Some millennials may be on track for a secure retirement, while others may have work to do.
Millennials tend to get a bad rap when it comes to financial matters. Search the internet for avocado toast memes, and you’ll know exactly what that means.
But the reality is that millennials have had a pretty tough path to financial stability across the board. Many millennials graduated college with piles of debt and, to this day, have yet to earn a high enough wage to really get ahead of it. Throw in the exorbitant cost of homeownership and child care, and it’s amazing to think that millennials are able to save for retirement at all.
Recent data from Northwestern Mutual shows that the average retirement savings balance among millennials is $62,600. And for younger members of that generation, that’s pretty impressive. But older millennials may need to start ramping up their savings efforts to be able to retire in a comfortable manner.
A number that’s both good and bad
Any time we’re given an average in the context of people’s personal savings, we have to assume that some people have saved well above the average and others have saved considerably less. But even so, an average balance of $62,600 among millennials isn’t automatically alarming when we consider that the youngest members of that age group are still in their 20s, and many are in their early and mid-30s.

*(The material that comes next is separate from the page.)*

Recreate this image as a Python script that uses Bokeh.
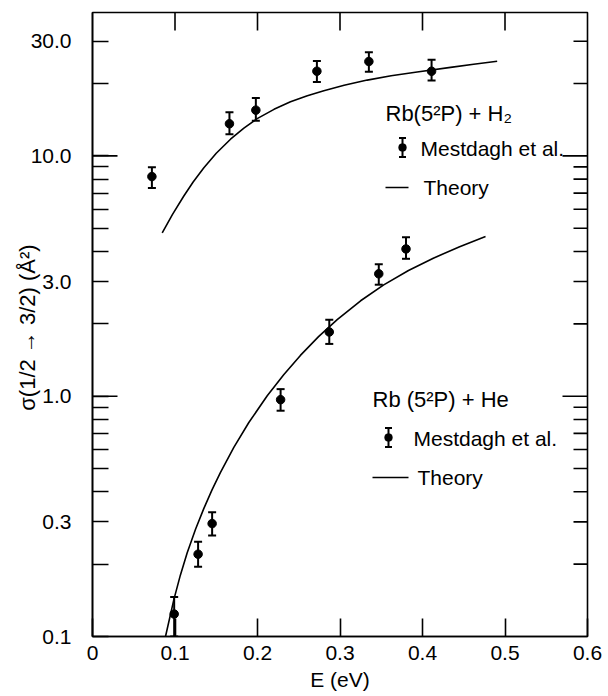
import numpy as np
from bokeh.plotting import figure
from bokeh.models import (ColumnDataSource, Whisker, TeeHead, FixedTicker,
                          Label, Arrow, Range1d, BoxAnnotation)
from bokeh.embed import file_html
from bokeh.resources import INLINE

# ---------------- data ----------------
H2_E = [0.072, 0.166, 0.198, 0.272, 0.335, 0.411]
H2_SIGMA = [8.2, 13.6, 15.5, 22.5, 24.7, 22.5]
H2_UPPER = [8.97, 15.2, 17.4, 24.8, 27.0, 25.1]
H2_LOWER = [7.35, 12.3, 14.0, 20.3, 22.4, 20.6]

H2_THEORY_E = [0.0845, 0.097, 0.1107, 0.122, 0.135, 0.150, 0.1673, 0.1835, 0.1996, 0.220,
               0.240, 0.2604, 0.2804, 0.305, 0.333, 0.362, 0.3935, 0.434, 0.462, 0.4905]
H2_THEORY_SIGMA = [4.78, 5.71, 6.81, 7.78, 8.93, 10.25, 11.73, 13.05, 14.29, 15.62,
                   16.78, 17.80, 18.67, 19.66, 20.67, 21.54, 22.34, 23.34, 24.05, 24.77]

HE_E = [0.099, 0.128, 0.145, 0.228, 0.287, 0.347, 0.380]
HE_SIGMA = [0.124, 0.220, 0.295, 0.967, 1.85, 3.23, 4.10]
HE_UPPER = [0.146, 0.248, 0.329, 1.07, 2.08, 3.54, 4.59]
HE_LOWER = [0.100, 0.195, 0.263, 0.87, 1.65, 2.91, 3.73]

HE_THEORY_E = [0.0885, 0.0986, 0.1065, 0.1148, 0.125, 0.135, 0.145, 0.155, 0.1713, 0.1895,
               0.2118, 0.232, 0.252, 0.274, 0.2966, 0.325, 0.353, 0.383, 0.4131, 0.445, 0.4764]
HE_THEORY_SIGMA = [0.100, 0.1424, 0.180, 0.2231, 0.280, 0.3414, 0.4087, 0.481, 0.612, 0.777,
                   1.004, 1.232, 1.478, 1.769, 2.084, 2.495, 2.904, 3.334, 3.752, 4.188, 4.617]

X_TICKS = [0, 0.1, 0.2, 0.3, 0.4, 0.5, 0.6]
X_TICK_LABELS = ["0", "0.1", "0.2", "0.3", "0.4", "0.5", "0.6"]
Y_TICKS = [0.1, 0.3, 1, 3, 10, 30]
Y_TICK_LABELS = ["0.1", "0.3", "1.0", "3.0", "10.0", "30.0"]
Y_MINOR = [0.2, 0.4, 0.5, 0.6, 0.7, 0.8, 0.9, 2, 4, 5, 6, 7, 8, 9, 20]
Y_LONG_TICKS = [1, 10]

X_LABEL = "E (eV)"
Y_LABEL = "σ(1/2 → 3/2)  (Å²)"
H2_TITLE = "Rb(5²P) + H₂"
HE_TITLE = "Rb (5²P) + He"
DATA_NAME = "Mestdagh et al."
THEORY_NAME = "Theory"

X_START, X_END = 0.0, 0.6
Y_START, Y_END = 0.1, 39.5

FONT = "Liberation Sans"
LW = 1.6

p = figure(width=604, height=696, x_range=Range1d(X_START, X_END),
           y_range=Range1d(Y_START, Y_END), y_axis_type="log",
           output_backend="svg", toolbar_location=None,
           min_border_left=92, min_border_right=17, min_border_top=12, min_border_bottom=60)
p.background_fill_color = "white"
p.border_fill_color = "white"
p.outline_line_color = "black"
p.outline_line_width = LW
p.xgrid.grid_line_color = None
p.ygrid.grid_line_color = None


def style_axis(ax, tick_in, minor_in):
    ax.axis_line_color = "black"
    ax.axis_line_width = LW
    ax.major_tick_line_color = "black"
    ax.major_tick_line_width = LW
    ax.minor_tick_line_color = "black"
    ax.minor_tick_line_width = LW
    ax.major_tick_in = tick_in
    ax.major_tick_out = 0
    ax.minor_tick_in = minor_in
    ax.minor_tick_out = 0
    ax.major_label_text_font = FONT
    ax.major_label_text_color = "black"
    ax.major_label_text_font_size = "21px"
    ax.axis_label_text_font = FONT
    ax.axis_label_text_color = "black"
    ax.axis_label_text_font_style = "normal"


# bottom axis
xa = p.xaxis[0]
xa.ticker = FixedTicker(ticks=X_TICKS, minor_ticks=[])
xa.major_label_overrides = {v: s for v, s in zip(X_TICKS, X_TICK_LABELS)}
style_axis(xa, 18, 0)
xa.major_label_standoff = 9
xa.axis_label = X_LABEL
xa.axis_label_text_font_size = "21px"
xa.axis_label_standoff = 5

# left axis
ya = p.yaxis[0]
ya.ticker = FixedTicker(ticks=Y_TICKS, minor_ticks=Y_MINOR)
ya.major_label_overrides = {v: s for v, s in zip(Y_TICKS, Y_TICK_LABELS)}
style_axis(ya, 16, 16)
ya.major_label_standoff = 21
ya.axis_label = Y_LABEL
ya.axis_label_text_font_size = "22px"
ya.axis_label_standoff = -12

# mirror ticks on the top and right edges (drawn as short rays from the frame edge)
p.ray(x=X_TICKS[1:-1], y=[Y_END] * (len(X_TICKS) - 2), length=18, length_units="screen",
      angle=-np.pi / 2, line_color="black", line_width=LW)
short_right = [t for t in Y_TICKS + Y_MINOR if t not in Y_LONG_TICKS and t > Y_START]
p.ray(x=[X_END] * len(short_right), y=short_right, length=14, length_units="screen",
      angle=np.pi, line_color="black", line_width=LW)
# longer ticks at the decades on both sides
p.ray(x=[X_START] * len(Y_LONG_TICKS), y=Y_LONG_TICKS, length=25, length_units="screen",
      angle=0, line_color="black", line_width=LW)
p.ray(x=[X_END] * len(Y_LONG_TICKS), y=Y_LONG_TICKS, length=25, length_units="screen",
      angle=np.pi, line_color="black", line_width=LW)

# theory curves
p.line(H2_THEORY_E, H2_THEORY_SIGMA, line_color="black", line_width=LW)
p.line(HE_THEORY_E, HE_THEORY_SIGMA, line_color="black", line_width=LW)

# data with error bars
for E, S, U, L in [(H2_E, H2_SIGMA, H2_UPPER, H2_LOWER), (HE_E, HE_SIGMA, HE_UPPER, HE_LOWER)]:
    src = ColumnDataSource(dict(x=E, y=S, upper=U, lower=L))
    p.add_layout(Whisker(source=src, base="x", upper="upper", lower="lower", dimension="height",
                         line_color="black", line_width=2,
                         upper_head=TeeHead(size=8, line_color="black", line_width=2),
                         lower_head=TeeHead(size=8, line_color="black", line_width=2)))
    p.scatter("x", "y", source=src, marker="circle", size=8.5, fill_color="black",
              line_color="black")


# ---------------- hand-made legends (screen units, relative to the frame) ----------------
def legend_block(title, tx, ty, mx, my, lx, ly, x0, x1, thx, thy):
    p.add_layout(Label(x=tx, y=ty, x_units="screen", y_units="screen", text=title,
                       text_font=FONT, text_font_size="22px", text_baseline="middle",
                       text_align="left", text_color="black"))
    src = ColumnDataSource(dict(x=[mx], top=[my + 9.5], bottom=[my - 9.5]))
    p.add_layout(Whisker(source=src, base="x", upper="top", lower="bottom", dimension="height",
                         base_units="screen", upper_units="screen", lower_units="screen",
                         line_color="black", line_width=2,
                         upper_head=TeeHead(size=7, line_color="black", line_width=2),
                         lower_head=TeeHead(size=7, line_color="black", line_width=2)))
    p.add_layout(BoxAnnotation(left=mx - 4, right=mx + 4, bottom=my - 4, top=my + 4,
                               left_units="screen", right_units="screen",
                               top_units="screen", bottom_units="screen",
                               fill_color="black", fill_alpha=1, line_color="black",
                               border_radius=4))
    p.add_layout(Label(x=lx, y=ly, x_units="screen", y_units="screen", text=DATA_NAME,
                       text_font=FONT, text_font_size="21px", text_baseline="middle",
                       text_align="left", text_color="black"))
    p.add_layout(Arrow(end=None, x_start=x0, y_start=thy, x_end=x1, y_end=thy,
                       start_units="screen", end_units="screen",
                       line_color="black", line_width=LW))
    p.add_layout(Label(x=thx, y=thy, x_units="screen", y_units="screen", text=THEORY_NAME,
                       text_font=FONT, text_font_size="21px", text_baseline="middle",
                       text_align="left", text_color="black"))


legend_block(H2_TITLE, 293, 523, 310, 489, 328, 488, 293, 316, 331, 449)
legend_block(HE_TITLE, 280, 237, 296, 199, 321, 198, 280, 316, 325, 159)

open("out.html", "w").write(file_html(p, INLINE))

Where $62,600 in retirement savings becomes a bit more problematic is among older millennials — those pushing 40 or in their early 40s already. Someone who’s 42 with a retirement plan balance of $62,600 and who adds $200 a month to that account for the next 25 years could end up with about $604,000 if we assume they’re getting an average annual return on their investments. That 8% is a bit below the stock market’s average.
But what if $604,000 isn’t enough for a comfortable retirement? If we assume a 4% withdrawal rate, which is what financial experts have long recommended, a balance that size results in about $24,000 of annual income. Given the potential for Social Security cuts, that might leave some millennials short on income, depending on the lifestyle they want.
Also, that $604,000 balance assumes another 25 years of work, contributions, and investment gains. Someone aged 42 with a retirement plan balance of $62,600 who adds $200 a month to that account for only another 20 years, not 25, is looking at a balance of about $402,000, assuming that same 8% return.
Push yourself to prioritize your nest egg
If you’re a younger millennial with $62,600 in savings, keep doing what you’re doing. But if you’re older and feel that your savings need work, aim to prioritize and boost your IRA or 401(k) in the coming years. Doing so could mean cutting back on some expenses or joining the gig economy for extra income. But that effort could yield great results.
Let’s say you’re 40 with $62,600 and you want to retire at 65. If you’re able to fund your retirement account to the tune of $600 a month over the next 25 years, all the while scoring an average yearly 8% return, you could end up with about $955,000.
All told, you may be at a stage of life where you’re overwhelmed by expenses. But do make a point to sock away money for retirement consistently. The more time you give your money to grow, the more secure a retirement you may be looking at.